Get an autism screening. I’ll repeat that. Get an autism screening*. Even if your child were falsely diagnosed with autism-even if he is simply a late bloomer- it won’t make him autistic. He’d simply continue to thrive, and you could throw that diagnosis in the trash. Or get him undiagnosed. A false diagnosis is not the worse thing that could happen. The worst thing that could happen is that your child is autistic and would miss out on years of beneficial therapy. The worst thing that could happen is that dark regret that would haunt you years from now that you didn’t trust your gut. There are a lot of special needs parents out there who can tell you about that. Don’t let that be you.

And if he is autistic or has Asperger’s? You know what? You’re gonna be okay. Yes, I’m talking to you. Don’t believe all that foolishness about it taking a special person to raise a special needs child. It doesn’t. It is the child who makes you special. Really.

You are going to grieve. You are going to grieve for things you took for granted that may not come to pass. He might not ever play Little League, be a Boy Scout, or skateboard. Then again, he might. The not knowing is the hardest part. Hope is a roller coaster. You will need to remember that your child has not been taken from you. This is the child you were given all along. And no one, no one, is better suited to be his champion. You are allowed to cry. Try not to do it in front of him. And then you are going to have to put on your proverbial Big Girl (or Boy) Panties. Suck it up. You already knew you’d walk through fire for him. So suit up.

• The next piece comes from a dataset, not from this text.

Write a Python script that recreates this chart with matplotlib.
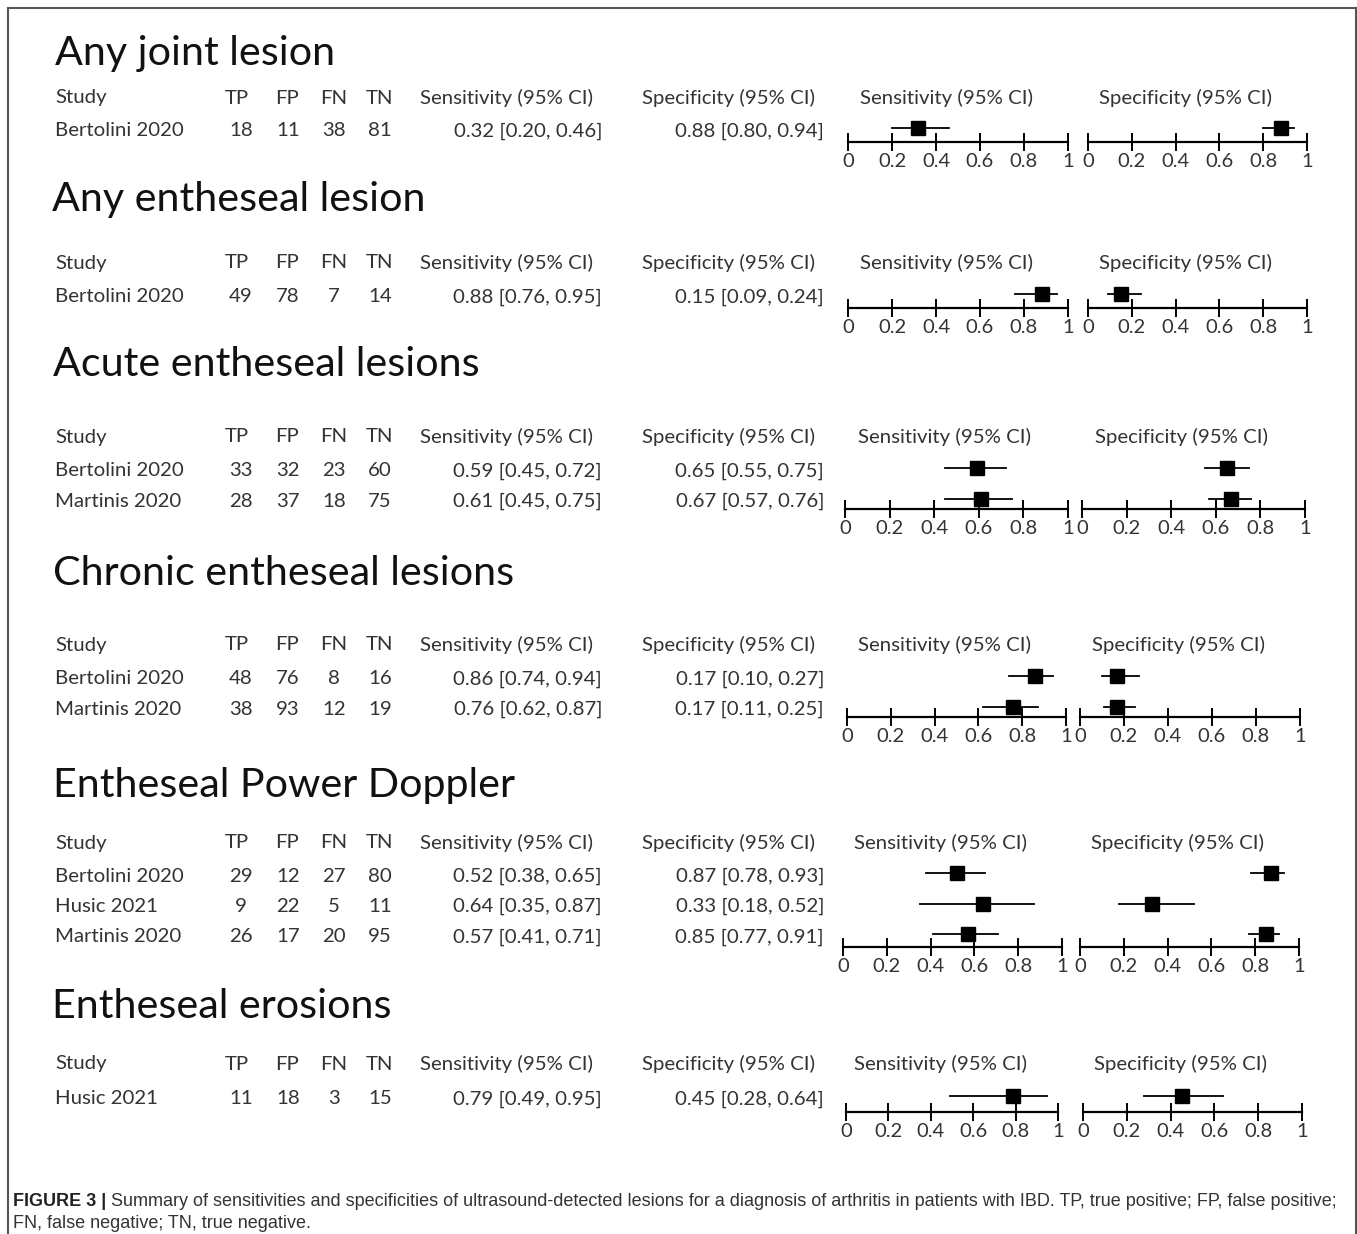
import matplotlib
matplotlib.use("Agg")
import matplotlib.pyplot as plt
from matplotlib.lines import Line2D

# --- data -------------------------------------------------------------
titles = ["Any joint lesion", "Any entheseal lesion", "Acute entheseal lesions",
          "Chronic entheseal lesions", "Entheseal Power Doppler", "Entheseal erosions"]
studies = [["Bertolini 2020"],
           ["Bertolini 2020"],
           ["Bertolini 2020", "Martinis 2020"],
           ["Bertolini 2020", "Martinis 2020"],
           ["Bertolini 2020", "Husic 2021", "Martinis 2020"],
           ["Husic 2021"]]
tp = [[18], [49], [33, 28], [48, 38], [29, 9, 26], [11]]
fp = [[11], [78], [32, 37], [76, 93], [12, 22, 17], [18]]
fn = [[38], [7], [23, 18], [8, 12], [27, 5, 20], [3]]
tn = [[81], [14], [60, 75], [16, 19], [80, 11, 95], [15]]
sens = [[0.32], [0.88], [0.59, 0.61], [0.86, 0.76], [0.52, 0.64, 0.57], [0.79]]
sens_lo = [[0.20], [0.76], [0.45, 0.45], [0.74, 0.62], [0.38, 0.35, 0.41], [0.49]]
sens_hi = [[0.46], [0.95], [0.72, 0.75], [0.94, 0.87], [0.65, 0.87, 0.71], [0.95]]
spec = [[0.88], [0.15], [0.65, 0.67], [0.17, 0.17], [0.87, 0.33, 0.85], [0.45]]
spec_lo = [[0.80], [0.09], [0.55, 0.57], [0.10, 0.11], [0.78, 0.18, 0.77], [0.28]]
spec_hi = [[0.94], [0.24], [0.75, 0.76], [0.27, 0.25], [0.93, 0.52, 0.91], [0.64]]
tick_vals = [0, 0.2, 0.4, 0.6, 0.8, 1]
tick_labels = ["0", "0.2", "0.4", "0.6", "0.8", "1"]
caption_bold = "FIGURE 3 |"
caption_1 = (" Summary of sensitivities and specificities of ultrasound-detected lesions "
             "for a diagnosis of arthritis in patients with IBD. TP, true positive; FP, false positive;")
caption_2 = "FN, false negative; TN, true negative."

# --- layout (pixels) ---------------------------------------------------
W, H = 1357, 1234
title_y = [53, 200, 365, 574, 786, 1006]
title_x = [55, 52, 53, 53, 53, 52]
header_y = [98, 263, 437, 645, 843, 1064]
row0_y = [131, 297, 471, 679, 876, 1099]
axis_y = [142, 308, 509, 717, 947, 1112]
sens_x = [(848, 1068), (848, 1068), (845, 1068), (847, 1066), (843, 1062), (846, 1058)]
spec_x = [(1088, 1307), (1088, 1307), (1082, 1305), (1080, 1300), (1080, 1299), (1083, 1302)]
ROW_H = 30.5
GREY = "#333333"
TXT = 14.7

plt.rcParams["font.family"] = ["Lato", "DejaVu Sans"]
fig = plt.figure(figsize=(W / 100, H / 100), dpi=100)


def put(x, y, s, **kw):
    kw.setdefault("va", "center")
    return fig.text(x / W, 1 - y / H, s, **kw)


def forest(x0, x1, ay, r0, est, lo, hi):
    top = r0 - 20
    ax = fig.add_axes([x0 / W, 1 - ay / H, (x1 - x0) / W, (ay - top) / H])
    ax.set_xlim(0, 1)
    ax.set_ylim(-(ay - r0) / ROW_H, (r0 - top) / ROW_H)
    for i in range(len(est)):
        yy = -i + 3 / ROW_H
        ax.plot([lo[i], hi[i]], [yy, yy], color="black", lw=1.3, clip_on=False)
        ax.plot(est[i], yy, "s", color="black", ms=10.5, clip_on=False)
    for side in ["left", "right", "top"]:
        ax.spines[side].set_visible(False)
    ax.spines["bottom"].set_linewidth(1.6)
    ax.set_yticks([])
    ax.set_xticks(tick_vals)
    ax.set_xticklabels(tick_labels)
    ax.tick_params(axis="x", direction="inout", length=12.5, width=1.4,
                   pad=2, labelsize=14.5, labelcolor=GREY)
    ax.patch.set_alpha(0)


for k in range(len(titles)):
    put(title_x[k], title_y[k], titles[k], fontsize=29.7, color="#111111")
    hy = header_y[k]
    put(55, hy, "Study", fontsize=TXT, color=GREY)
    for cx, lab in zip([237, 287, 334, 379], ["TP", "FP", "FN", "TN"]):
        put(cx, hy, lab, fontsize=TXT, color=GREY, ha="center")
    put(506, hy, "Sensitivity (95% CI)", fontsize=TXT, color=GREY, ha="center")
    put(728, hy, "Specificity (95% CI)", fontsize=TXT, color=GREY, ha="center")
    put((sens_x[k][0] + sens_x[k][1]) / 2 - 12, hy, "Sensitivity (95% CI)",
        fontsize=TXT, color=GREY, ha="center")
    put((spec_x[k][0] + spec_x[k][1]) / 2 - 12, hy, "Specificity (95% CI)",
        fontsize=TXT, color=GREY, ha="center")
    for i, name in enumerate(studies[k]):
        ry = row0_y[k] + i * ROW_H
        put(55, ry, name, fontsize=TXT, color=GREY)
        for cx, v in zip([241, 288, 334, 380], [tp[k][i], fp[k][i], fn[k][i], tn[k][i]]):
            put(cx, ry, str(v), fontsize=TXT, color=GREY, ha="center")
        put(602, ry, f"{sens[k][i]:.2f} [{sens_lo[k][i]:.2f}, {sens_hi[k][i]:.2f}]",
            fontsize=TXT, color=GREY, ha="right")
        put(824, ry, f"{spec[k][i]:.2f} [{spec_lo[k][i]:.2f}, {spec_hi[k][i]:.2f}]",
            fontsize=TXT, color=GREY, ha="right")
    forest(*sens_x[k], axis_y[k], row0_y[k], sens[k], sens_lo[k], sens_hi[k])
    forest(*spec_x[k], axis_y[k], row0_y[k], spec[k], spec_lo[k], spec_hi[k])

# frame (left, top, right)
frame = dict(color="#555555", lw=1.5, transform=fig.transFigure)
fig.add_artist(Line2D([8 / W, 8 / W], [0, 1 - 8 / H], **frame))
fig.add_artist(Line2D([8 / W, 1356 / W], [1 - 8 / H, 1 - 8 / H], **frame))
fig.add_artist(Line2D([1356 / W, 1356 / W], [1 - 8 / H, 0], **frame))

# caption
cap_font = ["Liberation Sans Narrow", "Liberation Sans", "DejaVu Sans"]
CAP = 13.0
b = put(13, 1202, caption_bold, fontsize=CAP, fontweight="bold", family=cap_font, color="#222222")
fig.canvas.draw()
bb = b.get_window_extent()
fig.text(bb.x1 / W, 1 - 1202 / H, caption_1, fontsize=CAP, family=cap_font,
         color="#333333", va="center")
put(13, 1224, caption_2, fontsize=CAP, family=cap_font, color="#333333")

fig.savefig("out.png", dpi=100, facecolor="white")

And I’ll tell you something else. Autism, at its worst, can rob you of a lot of things. But it doesn’t have to be a tragedy. It’s still early. Autistic children may not ever learn to talk or care for themselves. But they will still give you joy and teach you many things about love and gratitude. Autistic children may grow up to need support, but have happy, productive, and fulfilling lives. Some autistic children may go on to great things, their minds uniquely suited to bring something to humanity that it hasn’t seen before. You know about Einstein, Mozart, Andy Warhol, Temple Grandin, Dan Aykroyd, and other successful people across the autism spectrum don’t you? Yep, they are or are suspected to be [have been} on it. But there are a lot more people out there on the spectrum who are co-workers, friends, parents — just everyday folks who see the world from a different vantage point- than you might expect.

Then, with diagnosis in hand and therapies started, reach out. Join a support group. Read books. Write a blog. Advocate. Join the online autism spectrum community - made up of ASD people, their friends and loved ones, doctors, therapists, teachers, and more. They are an amazing group of people whose arms are open to you. (I just made that discovery myself.) And repeat to yourself: I can do this. This is not a tragedy. And I am not alone.

For you really are not alone.

Note: Little girls can, of course, be autistic as well. For the sake of brevity, I used a male pronoun.

*The autism screening test for toddlers is called an M-CHAT, and it’s free. You can even print it off the internet. Either way, your doctor will know about it.